In Duty, Gates suggests methods by which the Pentagon can bring down costs: “Wherever possible, build prototypes of new equipment, and don’t start production until testing is complete and problems have been resolved; freeze requirements early in the process … demand accountability—be willing to fire government project managers or contractor managers if programs go off the rails; finally, the secretary of defense has to get his (or her) hands dirty overseeing all this, getting knowledgeable enough about the big programs, and keeping up to speed on progress to be able to know when to blow the whistle if things go awry.”
Based on the history of the military-industrial complex, though, the powers that be don’t seem likely to adopt Gates’ suggestions. Wilkerson’s belief that the country’s political decisions are driven in large part by the military-industrial complex may be more realistic than cynical.
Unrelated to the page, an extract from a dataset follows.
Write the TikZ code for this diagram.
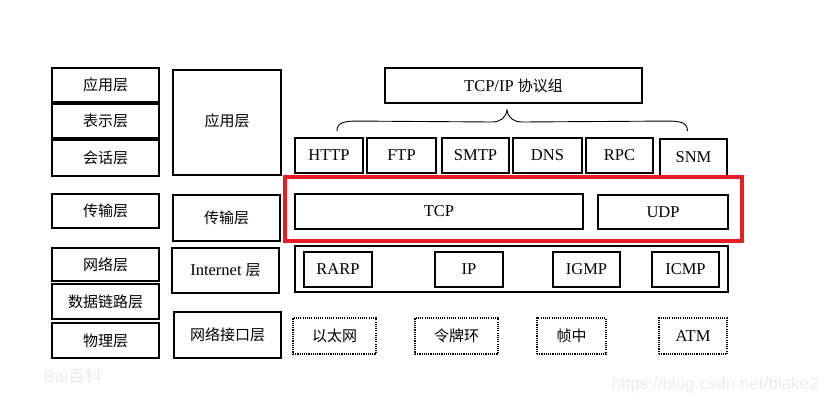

“One of the reasons that the Clinton administration wanted to expand NATO—and this after the previous President H.W. Bush had promised Gorbachev that we would not expand the alliance—was to allow U.S. defense contractors who were heavy contributors to the Democrat’s campaign coffers and [Political Action Committees] to have more countries to which they could sell their weapon systems like the F-16 and ballistic missile defense,” Wilkerson told Freedom. “The NATO expansion is strategically ludicrous in military terms. … Imagine, for example, a Russian attack on Georgia to which the American people would support an armed response. Yet that is what Article V of the NATO Treaty calls for. It’s absurd to think Americans would support such a response.
“So, one has to ask the fundamental question: If the expansion of NATO is not for national security—indeed, is counter to that security—then what is it for?”